As Guyana’s representatives to the Tokyo Olympic games begin to arrive in Japan, the country’s Chef De Mission of the delegation, Garfield Wiltshire, is encouraging them to give their best.
Table Tennis star, Chelsea Edghill and boxer, Keevin Allicock, will be joined by track athletes, Aliyah (400m) and Jasmine Abrams (100m) and Emanuel Archibald (100m), along with swimmers Aleka Persaud and Andrew Fowler, as the athletes suiting up for Guyana at the 32nd Olympiad.

Wiltshire is hoping that the Guyanese athletes “compete to the best of their abilities, achieve personal bests and if that result in any medals then that would be excellent.” Michael Parris’ 1980 Moscow Games bronze medal accomplishment in the sport of boxing remains Guyana’s lone medal at the Olympics. Meanwhile, it is being reported that games organizers are searching for ways to deal with a rising number of athletes and officials who are testing positive upon arrival in Japan.

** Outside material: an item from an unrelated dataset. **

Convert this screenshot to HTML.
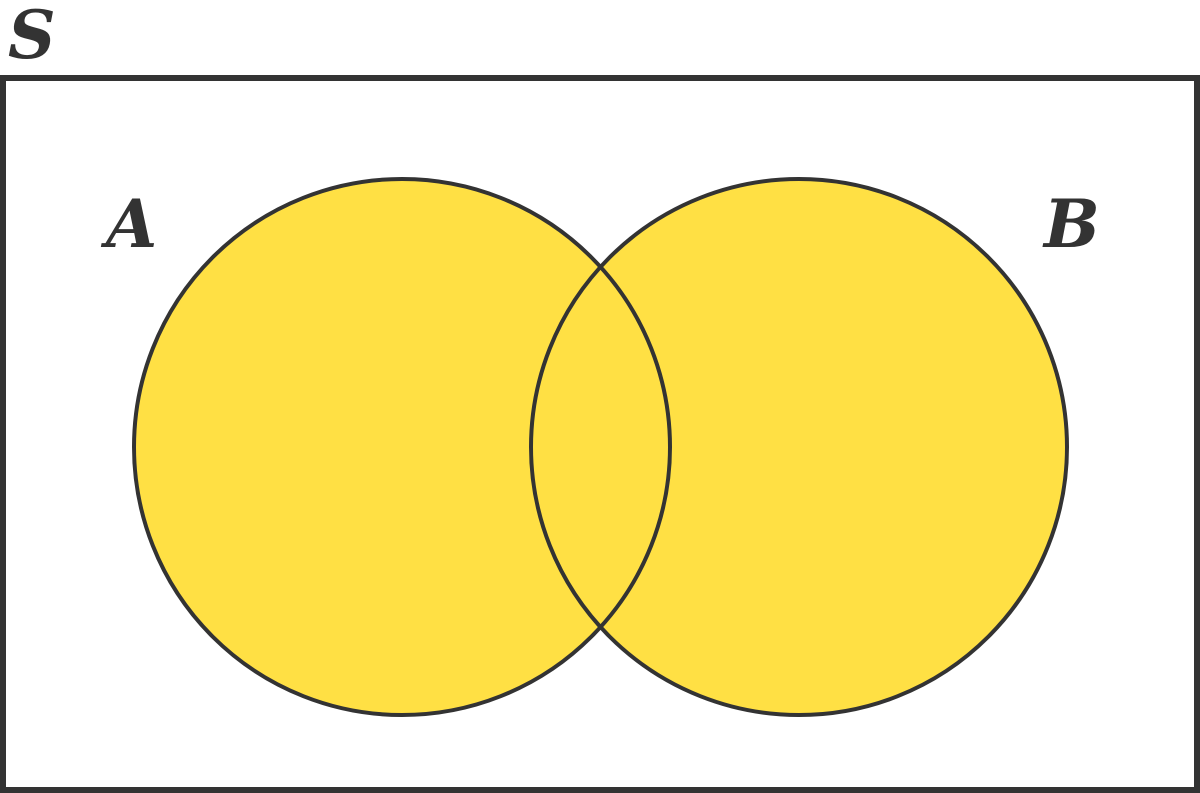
<!DOCTYPE html>
<html><head><meta charset="utf-8"><style>
html,body{margin:0;padding:0;background:#fff;width:1200px;height:793px;overflow:hidden}
text{font-family:"DejaVu Serif","Liberation Serif",serif;font-weight:bold;font-style:italic;fill:#333}
</style></head><body>
<svg width="1200" height="793" viewBox="0 0 1200 793">
<rect x="3" y="78" width="1194" height="712" fill="#fff" stroke="#333" stroke-width="6"/>
<text x="8" y="58" font-size="66">S</text>
<circle cx="402" cy="447" r="268" fill="#FFE044" stroke="none"/>
<circle cx="799" cy="447" r="268" fill="#FFE044" stroke="none"/>
<circle cx="402" cy="447" r="268" fill="none" stroke="#333" stroke-width="4"/>
<circle cx="799" cy="447" r="268" fill="none" stroke="#333" stroke-width="4"/>
<text x="106" y="247" font-size="66">A</text>
<text x="1044" y="247" font-size="66">B</text>
</svg>
</body></html>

Swimmers, Aleka Persaud (first from right) and Andrew Fowler, along with coach Shyka Gonsalves, were the first Guyanese athletes to arrive in Tokyo, Japan ahead of the July 23 – August 8 Olympic Games.

South Africa’s football governing body said, on Sunday, two of its men’s team members based in the Olympic Village and a technical staff member had tested positive and were being isolated.
Also testing positive after arrival was International Olympic Committee member Ryu Seung-min from South Korea, Games organizers said.
The British Olympic Association also confirmed that six athletes and two staff members from its track and field team were identified as close contacts of an individual—not from the Team GB delegation—who tested positive following their arrival in Tokyo on Friday.

The British delegation members have continued to test negative and are in self-isolation in their rooms at the team’s camp. In all, 55 persons connected to the Olympics, including officials and contractors working on the Summer Games, have tested positive since July 1, according to data from the organizers. Wiltshire said he’s “extremely worried with all the reports coming out from Japan with regards to the increase in cases and the lockdowns in numerous places…and the desire of the Japanese population that they’re no longer comfortable or want the games to occur now.”

Boxer Keevin Allicock is on his way to Tokyo where he will touch gloves with the world’s best featherweights on July 24 when the boxing competition gets going. Edghill will also be in action on July 24 when the women’s singles table tennis serves off; so too will swimmers Persaud and Fowler.
Track athletes, Archibald and the Abrams siblings, will take to the starting blocks on July 30 at Japan’s National Stadium for the qualifying rounds of the 100 and 400 metres.